Tuesday, November 01, 2005

Coup De Théâtre

Bravo, Harry!

A fine way to interrupt Operation Change The Subject and a damn fine bill of particulars against the lying scumbags. A taste follows:

The Libby indictment provides a window into what this is really about: how the Administration manufactured and manipulated intelligence in order to sell the war in Iraq and attempted to destroy those who dared to challenge its actions.

As a result of its improper conduct, a cloud now hangs over this Administration. This cloud is further darkened by the Administration's mistakes in prisoner abuse scandal, Hurricane Katrina, and the cronyism and corruption in numerous agencies.

And, unfortunately, it must be said that a cloud also hangs over this Republican-controlled Congress for its unwillingness to hold this Republican Administration accountable for its misdeeds on all of these issues.

Let's take a look back at how we got here with respect to Iraq Mr. President. The record will show that within hours of the terrorist attacks on 9/11, senior officials in this Administration recognized these attacks could be used as a pretext to invade Iraq.

The record will also show that in the months and years after 9/11, the Administration engaged in a pattern of manipulation of the facts and retribution against anyone who got in its way as it made the case for attacking Iraq.

There are numerous examples of how the Administration misstated and manipulated the facts as it made the case for war.
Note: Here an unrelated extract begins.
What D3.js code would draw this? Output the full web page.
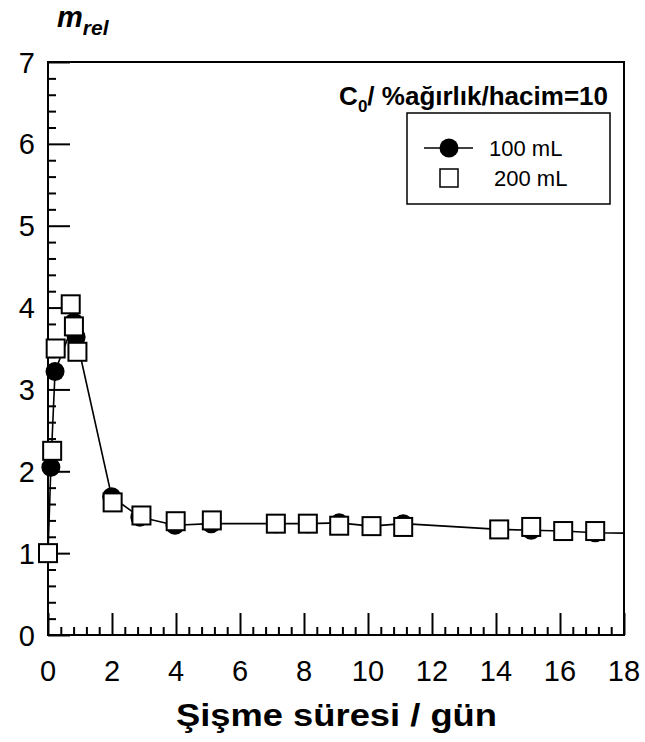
<!DOCTYPE html>
<html>
<head>
<meta charset="utf-8">
<script src="https://cdn.jsdelivr.net/npm/d3@7"></script>
<style>
  html, body { margin: 0; padding: 0; background: #fff; }
  svg { display: block; font-family: "Liberation Sans", Arial, sans-serif; }
</style>
</head>
<body>
<svg id="chart" width="645" height="742"></svg>
<script>
// Swelling time (days) and relative mass for two solution volumes
const days100 = [0, 0.09, 0.22, 0.81, 0.88, 1.99, 2.87, 3.97, 5.1, 7.12, 8.12, 9.1, 10.1, 11.1, 14.1, 15.1, 16.1, 17.1, 18.6];
const mrel100 = [1.0, 2.05, 3.22, 3.82, 3.64, 1.69, 1.44, 1.34, 1.36, 1.36, 1.36, 1.37, 1.33, 1.36, 1.29, 1.28, 1.27, 1.25, 1.24];

const days200 = [0, 0.13, 0.24, 0.71, 0.81, 0.92, 2.02, 2.92, 3.99, 5.12, 7.12, 8.12, 9.1, 10.11, 11.1, 14.1, 15.1, 16.1, 17.1];
const mrel200 = [1.0, 2.25, 3.50, 4.04, 3.77, 3.46, 1.62, 1.46, 1.39, 1.40, 1.36, 1.36, 1.335, 1.33, 1.32, 1.29, 1.32, 1.27, 1.27];

const xTicks = [0, 2, 4, 6, 8, 10, 12, 14, 16, 18];
const yTicks = [0, 1, 2, 3, 4, 5, 6, 7];
const seriesLabels = ["100 mL", "200 mL"];

const svg = d3.select("#chart");
const plotL = 48, plotR = 624, plotT = 62, plotB = 635;

const x = d3.scaleLinear().domain([0, 18]).range([plotL, plotR]);
const y = d3.scaleLinear().domain([0, 7]).range([plotB, plotT]);

// the connecting line stops at the right frame edge
svg.append("defs").append("clipPath").attr("id", "lineClip")
  .append("rect").attr("x", plotL - 30).attr("y", plotT)
  .attr("width", plotR - plotL + 30).attr("height", plotB - plotT);

// frame
svg.append("rect")
  .attr("x", plotL).attr("y", plotT)
  .attr("width", plotR - plotL).attr("height", plotB - plotT)
  .attr("fill", "none").attr("stroke", "#000").attr("stroke-width", 2);

// inward ticks: majors + minors
const xMinor = d3.range(0, 18.001, 0.4).filter(v => Math.abs(v / 2 - Math.round(v / 2)) > 1e-6);
const yMinor = d3.range(0, 7.001, 0.2).filter(v => Math.abs(v - Math.round(v)) > 1e-6);

const xAxis = d3.axisBottom(x).tickValues(xTicks).tickSize(-22).tickFormat("").tickSizeOuter(0);
const xAxisMinor = d3.axisBottom(x).tickValues(xMinor).tickSize(-8).tickFormat("").tickSizeOuter(0);
const yAxis = d3.axisLeft(y).tickValues(yTicks).tickSize(-22).tickFormat("").tickSizeOuter(0);
const yAxisMinor = d3.axisLeft(y).tickValues(yMinor).tickSize(-8).tickFormat("").tickSizeOuter(0);

function styleAxis(g) {
  g.select(".domain").remove();
  g.selectAll(".tick line").attr("stroke", "#000").attr("stroke-width", 2);
}
svg.append("g").attr("transform", `translate(0,${plotB})`).call(xAxis).call(styleAxis);
svg.append("g").attr("transform", `translate(0,${plotB})`).call(xAxisMinor).call(styleAxis);
svg.append("g").attr("transform", `translate(${plotL},0)`).call(yAxis).call(styleAxis);
svg.append("g").attr("transform", `translate(${plotL},0)`).call(yAxisMinor).call(styleAxis);

// tick labels
svg.append("g").selectAll("text").data(xTicks).join("text")
  .attr("x", d => x(d)).attr("y", 681)
  .attr("text-anchor", "middle")
  .attr("font-size", 29).text(d => d);

svg.append("g").selectAll("text").data(yTicks).join("text")
  .attr("x", 35).attr("y", d => y(d) + 10.5)
  .attr("text-anchor", "end")
  .attr("font-size", 29).text(d => d);

// axis titles
svg.append("text")
  .attr("x", 176).attr("y", 726)
  .attr("font-size", 31).attr("font-weight", "bold")
  .attr("textLength", 321).attr("lengthAdjust", "spacingAndGlyphs")
  .text("Şişme süresi / gün");

const yt = svg.append("text").attr("x", 57).attr("y", 26.5)
  .attr("font-weight", "bold").attr("font-style", "italic");
yt.append("tspan").attr("font-size", 29).text("m");
yt.append("tspan").attr("font-size", 21).attr("dy", 8).text("rel");

// data
const data100 = days100.map((d, i) => [d, mrel100[i]]);
const data200 = days200.map((d, i) => [d, mrel200[i]]);
const inFrame = d => d[0] <= 18;

svg.append("path")
  .datum(data100)
  .attr("clip-path", "url(#lineClip)")
  .attr("d", d3.line().x(d => x(d[0])).y(d => y(d[1])))
  .attr("fill", "none").attr("stroke", "#000").attr("stroke-width", 1.6);

svg.append("g").selectAll("circle").data(data100.filter(inFrame)).join("circle")
  .attr("cx", d => x(d[0])).attr("cy", d => y(d[1]))
  .attr("r", 9.5).attr("fill", "#000");

const sq = 18;
svg.append("g").selectAll("rect").data(data200.filter(inFrame)).join("rect")
  .attr("x", d => x(d[0]) - sq / 2).attr("y", d => y(d[1]) - sq / 2)
  .attr("width", sq).attr("height", sq)
  .attr("fill", "#fff").attr("stroke", "#000").attr("stroke-width", 2);

// concentration note
const note = svg.append("text").attr("x", 608).attr("y", 105)
  .attr("text-anchor", "end").attr("font-weight", "bold").attr("font-size", 26);
note.append("tspan").text("C");
note.append("tspan").attr("font-size", 17).attr("dy", 7).text("0");
note.append("tspan").attr("dy", -7).text("/ %ağırlık/hacim=10");

// legend
const lg = svg.append("g");
lg.append("rect").attr("x", 407).attr("y", 113).attr("width", 203).attr("height", 91)
  .attr("fill", "#fff").attr("stroke", "#000").attr("stroke-width", 1.5);
lg.append("line").attr("x1", 424).attr("x2", 473).attr("y1", 148).attr("y2", 148)
  .attr("stroke", "#000").attr("stroke-width", 1.6);
lg.append("circle").attr("cx", 449).attr("cy", 148).attr("r", 9.5).attr("fill", "#000");
lg.append("rect").attr("x", 440).attr("y", 169).attr("width", sq).attr("height", sq)
  .attr("fill", "#fff").attr("stroke", "#000").attr("stroke-width", 1.5);
lg.append("text").attr("x", 489).attr("y", 156).attr("font-size", 22).text(seriesLabels[0]);
lg.append("text").attr("x", 494).attr("y", 186).attr("font-size", 22).text(seriesLabels[1]);
</script>
</body>
</html>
Administration statements on Saddam's alleged nuclear weapons capabilities and ties with Al Qaeda represent the best examples of how it consistently and repeatedly manipulated the facts.

Great stuff.

Not ony that, but Reid's maneuver scared/shamed Pat Roberts (R-Jesusland) into moving forward on Phase II of the Senate Select Committee on Intelligence's investigation into prewar intelligence on Iraq, i.e., the one that was supposed to look into whether the Cheney squad pulled a Gulf of Tonkin on a gullible press and public. (Answer: Of course they fucking did. With apologies to the Great Bearded One, history repeats itself -- the first time as tragedy and the second time as, well, tragedy.)

Good on you, Harry. Best don that flak jacket posthaste.